The book, in truth, would have been much increased in value by a little careful editing before it was given once more to the world. Some of its expressions are very odd ; for instance, Louis XVI. is described as "weak and resistless." French names are curiously treated; we have the "Marchioness of Lambert," the "Marquess of Prie," and so forth, but this is only occasional, consistency being impossible ; it is therefore much better to keep to the French form. There is some want of courtesy in writing of " Old Ninon de l'Enclos." We hear a good deal of Madame de Pompadour's bad taste in art, which is scarcely proved by her being made responsible for Watteau and Boucher, as well as for the furniture of the period.
The second volume is in fact a history of the Revolution and the part taken in it by women. The old familiar story loses none of its terrible fascination. Miss Kavanagh had nothing new to tell, and her enthusiasm for Madame Roland is a little overstrained. She fails really to understand the Queen, though she does full justice to her heroism, as well as to that of many other victims. From her point of view it was Marie Antoinette and Madame Roland, working in different directions, who brought about the chief horrors of the Revolu- tion, and it was Madame Tallien who brought them to a close. Thus she works out her theory to its end, ascribing Napoleon's fall greatly to the sarcasms of Madame de Stael.

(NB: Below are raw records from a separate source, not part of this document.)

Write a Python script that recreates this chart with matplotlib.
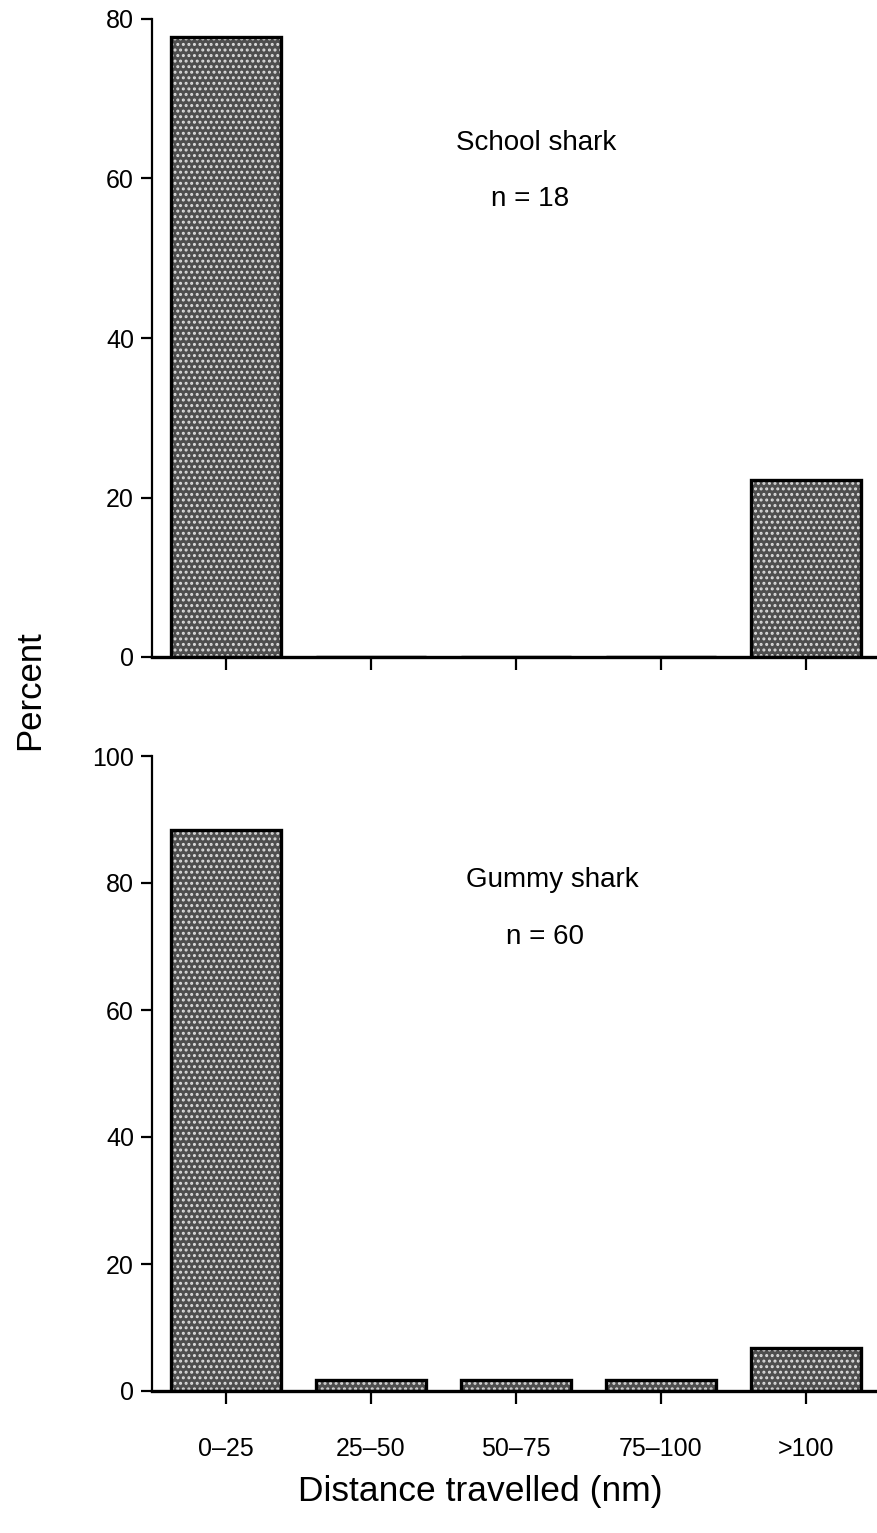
import matplotlib
matplotlib.use("Agg")
import matplotlib.pyplot as plt

plt.rcParams['font.family'] = ['Liberation Sans', 'DejaVu Sans']
plt.rcParams['hatch.linewidth'] = 1.4

categories = ['0\u201325', '25\u201350', '50\u201375', '75\u2013100', '>100']
school_pct = [77.8, 0, 0, 0, 22.2]
gummy_pct = [88.3, 1.7, 1.7, 1.7, 6.7]
school_label = 'School shark'
school_n = 'n = 18'
gummy_label = 'Gummy shark'
gummy_n = 'n = 60'

W, H = 877, 1533
fig = plt.figure(figsize=(W / 100, H / 100), dpi=100)

ax1 = fig.add_axes([152 / W, 1 - 657 / H, 1 - 152 / W, (657 - 19) / H])
ax2 = fig.add_axes([152 / W, 1 - 1391 / H, 1 - 152 / W, (1391 - 756) / H])

x = list(range(len(categories)))


def draw_panel(ax, vals, ymax, yticks):
    # stippled fill, then a black outline on top
    ax.bar(x, vals, width=0.76, color='#4e4e4e', edgecolor='#dcdcdc',
           linewidth=0, hatch='...', zorder=2)
    ax.bar(x, vals, width=0.76, color='none', edgecolor='black',
           linewidth=2.4, zorder=3)
    ax.set_xlim(-0.51, 4.49)
    ax.set_ylim(0, ymax)
    ax.set_yticks(yticks)
    for s in ['top', 'right']:
        ax.spines[s].set_visible(False)
    ax.spines['left'].set_linewidth(1.6)
    ax.spines['bottom'].set_linewidth(2.4)
    ax.tick_params(axis='y', direction='out', length=8, width=1.6,
                   labelsize=18, pad=5)
    ax.tick_params(axis='x', direction='out', length=9, width=1.6,
                   labelsize=18, pad=24)
    ax.set_xticks(x)


draw_panel(ax1, school_pct, 80, [0, 20, 40, 60, 80])
ax1.set_xticklabels([])
ax1.text(2.14, 64.4, school_label, ha='center', va='center', fontsize=20)
ax1.text(2.10, 57.4, school_n, ha='center', va='center', fontsize=20)

draw_panel(ax2, gummy_pct, 100, [0, 20, 40, 60, 80, 100])
ax2.set_xticklabels(categories)
ax2.text(2.25, 80.5, gummy_label, ha='center', va='center', fontsize=20)
ax2.text(2.20, 71.5, gummy_n, ha='center', va='center', fontsize=20)

fig.text(30 / W, 1 - 690 / H, 'Percent', rotation=90, ha='center',
         va='center', fontsize=25)
fig.text(480 / W, 1 - 1492 / H, 'Distance travelled (nm)', ha='center',
         va='center', fontsize=25.5)

fig.savefig('out.png', dpi=100)
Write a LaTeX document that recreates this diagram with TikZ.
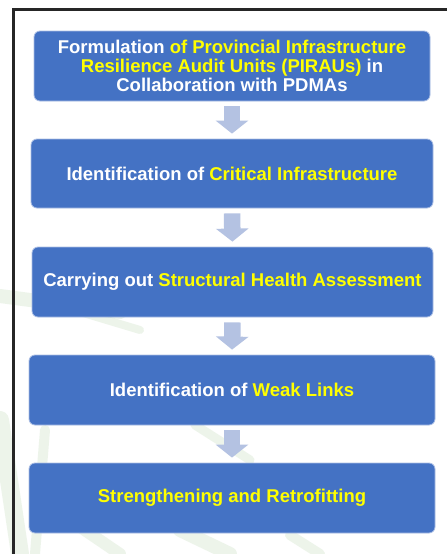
\documentclass[tikz,border=0pt]{standalone}
\usepackage{fontspec}
\setmainfont{Liberation Sans}
\usetikzlibrary{arrows.meta}

\definecolor{boxblue}{RGB}{68,114,196}
\definecolor{boxedge}{RGB}{170,190,228}
\definecolor{flowarrow}{RGB}{180,194,226}
\definecolor{hilite}{RGB}{255,255,0}
\definecolor{leaf}{RGB}{120,170,100}

\tikzset{
  stepbox/.style={fill=boxblue, draw=boxedge, line width=0.8pt,
    rounded corners=6pt, minimum height=70pt, inner sep=0pt,
    text=white, align=center,
    font=\bfseries\fontsize{18.5}{19}\selectfont},
  flow/.style={draw=flowarrow, line width=16.5pt,
    -{Triangle[width=32pt,length=13pt]},
    shorten <=5pt, shorten >=5pt},
  streak/.style={leaf, opacity=0.13, line cap=round}
}
\newcommand{\hl}[1]{{\color{hilite}#1}}

\begin{document}
\begin{tikzpicture}[x=1pt,y=-1pt]
  \useasboundingbox (0,0) rectangle (447,554);
  \fill[white] (0,0) rectangle (447,554);

  % faint leaf watermark behind the flow
  \draw[streak, line width=14pt] (0,296) -- (120,312);
  \draw[streak, line width=8pt] (40,300) -- (140,330);
  \draw[streak, line width=18pt] (0,420) -- (20,554);
  \draw[streak, line width=10pt] (45,430) -- (35,554);
  \draw[streak, line width=12pt] (70,520) -- (120,554);
  \draw[streak, line width=14pt] (180,530) -- (230,554);
  \draw[streak, line width=10pt] (290,535) -- (320,554);
  \draw[streak, line width=9pt] (195,425) -- (250,460);

  % outer frame
  \draw[line width=3pt, black!85] (13.5,554) -- (13.5,9.5) -- (447,9.5);

  % process steps
  \node[stepbox, minimum width=396pt] (s1) at (232,66)
    {Formulation \hl{of Provincial Infrastructure}\\
     \hl{Resilience Audit Units (PIRAUs)} in\\
     Collaboration with PDMAs};
  \node[stepbox, minimum width=402pt, minimum height=69pt] (s2) at (232,173.5)
    {Identification of \hl{Critical Infrastructure}};
  \node[stepbox, minimum width=401pt] (s3) at (232.5,282)
    {Carrying out \hl{Structural Health Assessment}};
  \node[stepbox, minimum width=406pt] (s4) at (232,390)
    {Identification of \hl{Weak Links}};
  \node[stepbox, minimum width=406pt] (s5) at (232,498)
    {\hl{Strengthening and Retrofitting}};

  % flow arrows
  \draw[flow] (s1.south) -- (s2.north);
  \draw[flow] (s2.south) -- (s3.north);
  \draw[flow] (s3.south) -- (s4.north);
  \draw[flow] (s4.south) -- (s5.north);
\end{tikzpicture}
\end{document}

The interest of the book is increased by portraits of the principal women mentioned in it; some of them much better than others, but all interesting. The cover is scattered with fleurs de lig, and the contrast of those bright and stainless flowers with the society described within is suggestive and saddening. But we can assure Miss Kavanagh's readers that there were yet a few " thousands in Israel."